Would you write out the listing verbatim and skip every picture in it?
....
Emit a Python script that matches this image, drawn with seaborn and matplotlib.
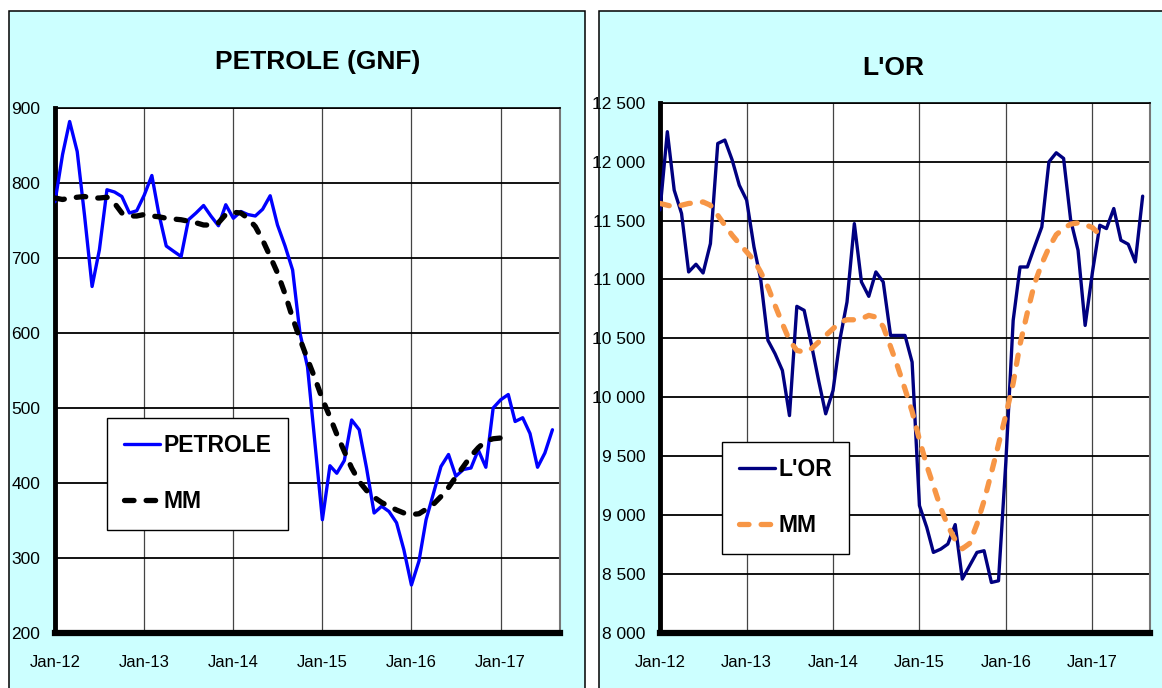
import numpy as np
import pandas as pd
import matplotlib
matplotlib.use("Agg")
import matplotlib.pyplot as plt
import matplotlib.dates as mdates
from matplotlib.patches import Rectangle
from matplotlib.ticker import FuncFormatter, MultipleLocator
import seaborn as sns

# ---------------- data ----------------
months = pd.date_range("2012-01-01", periods=68, freq="MS")

petrole = [775, 838, 882, 842, 757, 662, 711, 791, 788, 782, 760, 763,
           784, 810, 760, 716, 709, 702, 751, 760, 770, 756, 743, 771,
           753, 762, 758, 756, 765, 783, 744, 716, 684, 600, 555, 455,
           351, 423, 413, 430, 484, 471, 420, 360, 369, 362, 347, 311,
           264, 296, 351, 387, 422, 438, 409, 418, 420, 444, 421, 500,
           511, 518, 482, 487, 466, 421, 440, 471]

petrole_mm = [780, 778, 780, 781, 782, 780, 780, 781, 773, 760, 756, 756,
              758, 756, 755, 753, 752, 751, 749, 747, 744, 744, 747, 758,
              761, 760, 753, 742, 724, 702, 680, 652, 620, 592, 565, 540,
              512, 488, 465, 442, 420, 402, 390, 381, 374, 369, 364, 360,
              358, 359, 365, 372, 382, 394, 408, 422, 436, 447, 456, 459,
              460, 463]

or_vals = [11590, 12254, 11758, 11560, 11064, 11129, 11055, 11304, 12154, 12183, 12013, 11800,
           11673, 11276, 11007, 10483, 10370, 10228, 9845, 10772, 10738, 10455, 10143, 9860,
           10058, 10511, 10809, 11474, 10979, 10857, 11064, 10979, 10525, 10525, 10525, 10299,
           9081, 8896, 8684, 8712, 8755, 8920, 8458, 8571, 8684, 8698, 8429, 8443,
           9450, 10653, 11106, 11106, 11276, 11446, 11998, 12075, 12027, 11503, 11248, 10610,
           11064, 11460, 11432, 11602, 11333, 11299, 11149, 11707]

or_mm = [11645, 11630, 11616, 11630, 11645, 11650, 11658, 11630, 11545, 11460, 11375, 11304,
         11234, 11163, 11064, 10936, 10780, 10625, 10483, 10398, 10384, 10412, 10469, 10525,
         10582, 10639, 10658, 10658, 10667, 10695, 10681, 10600, 10430, 10260, 10070, 9880,
         9640, 9420, 9250, 9060, 8910, 8790, 8715, 8760, 8924, 9122, 9360, 9600,
         9850, 10120, 10450, 10720, 10964, 11134, 11270, 11380, 11432, 11470, 11480, 11465,
         11440, 11380]

titles = ["PETROLE (GNF)", "L'OR"]
labels_left = ["PETROLE", "MM"]
labels_right = ["L'OR", "MM"]

# ---------------- style ----------------
sns.set_style("white")
plt.rcParams["font.family"] = ["Liberation Sans", "DejaVu Sans"]
plt.rcParams["text.color"] = "black"

W, H = 1162, 688
fig = plt.figure(figsize=(W / 100, H / 100), dpi=100, facecolor="white")


def fx(px):
    return px / W


def fy(py):
    return 1 - py / H


CYAN = "#CCFFFF"
# panel backgrounds
fig.add_artist(Rectangle((fx(9), fy(700)), fx(585) - fx(9), fy(11) - fy(700),
                         transform=fig.transFigure, facecolor=CYAN, edgecolor="black",
                         lw=1.1, zorder=0))
fig.add_artist(Rectangle((fx(599), fy(700)), fx(1175) - fx(599), fy(11) - fy(700),
                         transform=fig.transFigure, facecolor=CYAN, edgecolor="black",
                         lw=1.1, zorder=0))

ax1 = fig.add_axes([fx(55), fy(633), fx(560) - fx(55), fy(108) - fy(633)])
ax2 = fig.add_axes([fx(660), fy(633), fx(1150) - fx(660), fy(102.7) - fy(633)])

df1 = pd.DataFrame({"date": months, "val": petrole})
df1m = pd.DataFrame({"date": months[:len(petrole_mm)], "val": petrole_mm})
df2 = pd.DataFrame({"date": months, "val": or_vals})
df2m = pd.DataFrame({"date": months[:len(or_mm)], "val": or_mm})

sns.lineplot(data=df1, x="date", y="val", ax=ax1, color="#0000FF", lw=2.4,
             label=labels_left[0], zorder=3)
sns.lineplot(data=df1m, x="date", y="val", ax=ax1, color="black", lw=3.8,
             label=labels_left[1], zorder=4)
sns.lineplot(data=df2, x="date", y="val", ax=ax2, color="#000080", lw=2.4,
             label=labels_right[0], zorder=3)
sns.lineplot(data=df2m, x="date", y="val", ax=ax2, color="#F79646", lw=3.8,
             label=labels_right[1], zorder=4)

for ax in (ax1, ax2):
    mm_line = ax.get_lines()[1]
    mm_line.set_dashes((1.8, 2.3))
    mm_line.set_dash_capstyle("round")
    mm_line.set_solid_capstyle("round")

# axes formatting
ax1.set_ylim(200, 900)
ax1.yaxis.set_major_locator(MultipleLocator(100))
ax2.set_ylim(8000, 12500)
ax2.yaxis.set_major_locator(MultipleLocator(500))
ax2.yaxis.set_major_formatter(FuncFormatter(lambda v, p: f"{int(v):,}".replace(",", " ")))

for ax in (ax1, ax2):
    ax.set_facecolor("white")
    ax.set_xlim(pd.Timestamp("2012-01-01"), pd.Timestamp("2017-09-01"))
    ax.xaxis.set_major_locator(mdates.YearLocator(month=1, day=1))
    ax.xaxis.set_major_formatter(mdates.DateFormatter("%b-%y"))
    ax.set_xlabel("")
    ax.set_ylabel("")
    ax.set_axisbelow(True)
    ax.grid(True, axis="y", color="black", lw=1.3)
    ax.grid(True, axis="x", color="#444444", lw=0.9)
    ax.spines["left"].set_linewidth(3.5)
    ax.spines["bottom"].set_linewidth(4.5)
    ax.spines["top"].set_linewidth(1.2)
    ax.spines["right"].set_linewidth(1.5)
    ax.spines["right"].set_color("#777777")
    for s in ("left", "bottom", "top"):
        ax.spines[s].set_color("black")
    ax.tick_params(axis="y", direction="inout", length=5, width=2.5, color="black",
                   labelsize=12.5, pad=8, labelcolor="black")
    ax.tick_params(axis="x", direction="inout", length=5, width=2.5, color="black",
                   labelsize=12, pad=13, labelcolor="black")

# titles
fig.text(fx(318), fy(62), titles[0], ha="center", va="center", fontsize=19,
         fontweight="bold", color="black")
fig.text(fx(893), fy(68), titles[1], ha="center", va="center", fontsize=19,
         fontweight="bold", color="black")

# legends
leg_kw = dict(frameon=True, fancybox=False, edgecolor="black", framealpha=1,
              prop={"weight": "bold", "size": 16.5}, handlelength=1.6,
              handletextpad=0.15, labelspacing=1.45, borderpad=0.72, borderaxespad=0,
              labelcolor="black")
h1, l1 = ax1.get_legend_handles_labels()
leg1 = ax1.legend(h1, l1, loc="upper left", bbox_to_anchor=(0.103, 0.41), **leg_kw)
leg1.get_frame().set_linewidth(1.0)
h2, l2 = ax2.get_legend_handles_labels()
leg2 = ax2.legend(h2, l2, loc="upper left", bbox_to_anchor=(0.127, 0.361), **leg_kw)
leg2.get_frame().set_linewidth(1.0)

fig.savefig("out.png", dpi=100, facecolor="white")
....
• _EXERCISE ANSWER_:
Emit a Python script that matches this image, drawn with seaborn and matplotlib.
import numpy as np
import pandas as pd
import matplotlib
matplotlib.use("Agg")
import matplotlib.pyplot as plt
import matplotlib.dates as mdates
from matplotlib.patches import Rectangle
from matplotlib.ticker import FuncFormatter, MultipleLocator
import seaborn as sns

# ---------------- data ----------------
months = pd.date_range("2012-01-01", periods=68, freq="MS")

petrole = [775, 838, 882, 842, 757, 662, 711, 791, 788, 782, 760, 763,
           784, 810, 760, 716, 709, 702, 751, 760, 770, 756, 743, 771,
           753, 762, 758, 756, 765, 783, 744, 716, 684, 600, 555, 455,
           351, 423, 413, 430, 484, 471, 420, 360, 369, 362, 347, 311,
           264, 296, 351, 387, 422, 438, 409, 418, 420, 444, 421, 500,
           511, 518, 482, 487, 466, 421, 440, 471]

petrole_mm = [780, 778, 780, 781, 782, 780, 780, 781, 773, 760, 756, 756,
              758, 756, 755, 753, 752, 751, 749, 747, 744, 744, 747, 758,
              761, 760, 753, 742, 724, 702, 680, 652, 620, 592, 565, 540,
              512, 488, 465, 442, 420, 402, 390, 381, 374, 369, 364, 360,
              358, 359, 365, 372, 382, 394, 408, 422, 436, 447, 456, 459,
              460, 463]

or_vals = [11590, 12254, 11758, 11560, 11064, 11129, 11055, 11304, 12154, 12183, 12013, 11800,
           11673, 11276, 11007, 10483, 10370, 10228, 9845, 10772, 10738, 10455, 10143, 9860,
           10058, 10511, 10809, 11474, 10979, 10857, 11064, 10979, 10525, 10525, 10525, 10299,
           9081, 8896, 8684, 8712, 8755, 8920, 8458, 8571, 8684, 8698, 8429, 8443,
           9450, 10653, 11106, 11106, 11276, 11446, 11998, 12075, 12027, 11503, 11248, 10610,
           11064, 11460, 11432, 11602, 11333, 11299, 11149, 11707]

or_mm = [11645, 11630, 11616, 11630, 11645, 11650, 11658, 11630, 11545, 11460, 11375, 11304,
         11234, 11163, 11064, 10936, 10780, 10625, 10483, 10398, 10384, 10412, 10469, 10525,
         10582, 10639, 10658, 10658, 10667, 10695, 10681, 10600, 10430, 10260, 10070, 9880,
         9640, 9420, 9250, 9060, 8910, 8790, 8715, 8760, 8924, 9122, 9360, 9600,
         9850, 10120, 10450, 10720, 10964, 11134, 11270, 11380, 11432, 11470, 11480, 11465,
         11440, 11380]

titles = ["PETROLE (GNF)", "L'OR"]
labels_left = ["PETROLE", "MM"]
labels_right = ["L'OR", "MM"]

# ---------------- style ----------------
sns.set_style("white")
plt.rcParams["font.family"] = ["Liberation Sans", "DejaVu Sans"]
plt.rcParams["text.color"] = "black"

W, H = 1162, 688
fig = plt.figure(figsize=(W / 100, H / 100), dpi=100, facecolor="white")


def fx(px):
    return px / W


def fy(py):
    return 1 - py / H


CYAN = "#CCFFFF"
# panel backgrounds
fig.add_artist(Rectangle((fx(9), fy(700)), fx(585) - fx(9), fy(11) - fy(700),
                         transform=fig.transFigure, facecolor=CYAN, edgecolor="black",
                         lw=1.1, zorder=0))
fig.add_artist(Rectangle((fx(599), fy(700)), fx(1175) - fx(599), fy(11) - fy(700),
                         transform=fig.transFigure, facecolor=CYAN, edgecolor="black",
                         lw=1.1, zorder=0))

ax1 = fig.add_axes([fx(55), fy(633), fx(560) - fx(55), fy(108) - fy(633)])
ax2 = fig.add_axes([fx(660), fy(633), fx(1150) - fx(660), fy(102.7) - fy(633)])

df1 = pd.DataFrame({"date": months, "val": petrole})
df1m = pd.DataFrame({"date": months[:len(petrole_mm)], "val": petrole_mm})
df2 = pd.DataFrame({"date": months, "val": or_vals})
df2m = pd.DataFrame({"date": months[:len(or_mm)], "val": or_mm})

sns.lineplot(data=df1, x="date", y="val", ax=ax1, color="#0000FF", lw=2.4,
             label=labels_left[0], zorder=3)
sns.lineplot(data=df1m, x="date", y="val", ax=ax1, color="black", lw=3.8,
             label=labels_left[1], zorder=4)
sns.lineplot(data=df2, x="date", y="val", ax=ax2, color="#000080", lw=2.4,
             label=labels_right[0], zorder=3)
sns.lineplot(data=df2m, x="date", y="val", ax=ax2, color="#F79646", lw=3.8,
             label=labels_right[1], zorder=4)

for ax in (ax1, ax2):
    mm_line = ax.get_lines()[1]
    mm_line.set_dashes((1.8, 2.3))
    mm_line.set_dash_capstyle("round")
    mm_line.set_solid_capstyle("round")

# axes formatting
ax1.set_ylim(200, 900)
ax1.yaxis.set_major_locator(MultipleLocator(100))
ax2.set_ylim(8000, 12500)
ax2.yaxis.set_major_locator(MultipleLocator(500))
ax2.yaxis.set_major_formatter(FuncFormatter(lambda v, p: f"{int(v):,}".replace(",", " ")))

for ax in (ax1, ax2):
    ax.set_facecolor("white")
    ax.set_xlim(pd.Timestamp("2012-01-01"), pd.Timestamp("2017-09-01"))
    ax.xaxis.set_major_locator(mdates.YearLocator(month=1, day=1))
    ax.xaxis.set_major_formatter(mdates.DateFormatter("%b-%y"))
    ax.set_xlabel("")
    ax.set_ylabel("")
    ax.set_axisbelow(True)
    ax.grid(True, axis="y", color="black", lw=1.3)
    ax.grid(True, axis="x", color="#444444", lw=0.9)
    ax.spines["left"].set_linewidth(3.5)
    ax.spines["bottom"].set_linewidth(4.5)
    ax.spines["top"].set_linewidth(1.2)
    ax.spines["right"].set_linewidth(1.5)
    ax.spines["right"].set_color("#777777")
    for s in ("left", "bottom", "top"):
        ax.spines[s].set_color("black")
    ax.tick_params(axis="y", direction="inout", length=5, width=2.5, color="black",
                   labelsize=12.5, pad=8, labelcolor="black")
    ax.tick_params(axis="x", direction="inout", length=5, width=2.5, color="black",
                   labelsize=12, pad=13, labelcolor="black")

# titles
fig.text(fx(318), fy(62), titles[0], ha="center", va="center", fontsize=19,
         fontweight="bold", color="black")
fig.text(fx(893), fy(68), titles[1], ha="center", va="center", fontsize=19,
         fontweight="bold", color="black")

# legends
leg_kw = dict(frameon=True, fancybox=False, edgecolor="black", framealpha=1,
              prop={"weight": "bold", "size": 16.5}, handlelength=1.6,
              handletextpad=0.15, labelspacing=1.45, borderpad=0.72, borderaxespad=0,
              labelcolor="black")
h1, l1 = ax1.get_legend_handles_labels()
leg1 = ax1.legend(h1, l1, loc="upper left", bbox_to_anchor=(0.103, 0.41), **leg_kw)
leg1.get_frame().set_linewidth(1.0)
h2, l2 = ax2.get_legend_handles_labels()
leg2 = ax2.legend(h2, l2, loc="upper left", bbox_to_anchor=(0.127, 0.361), **leg_kw)
leg2.get_frame().set_linewidth(1.0)

fig.savefig("out.png", dpi=100, facecolor="white")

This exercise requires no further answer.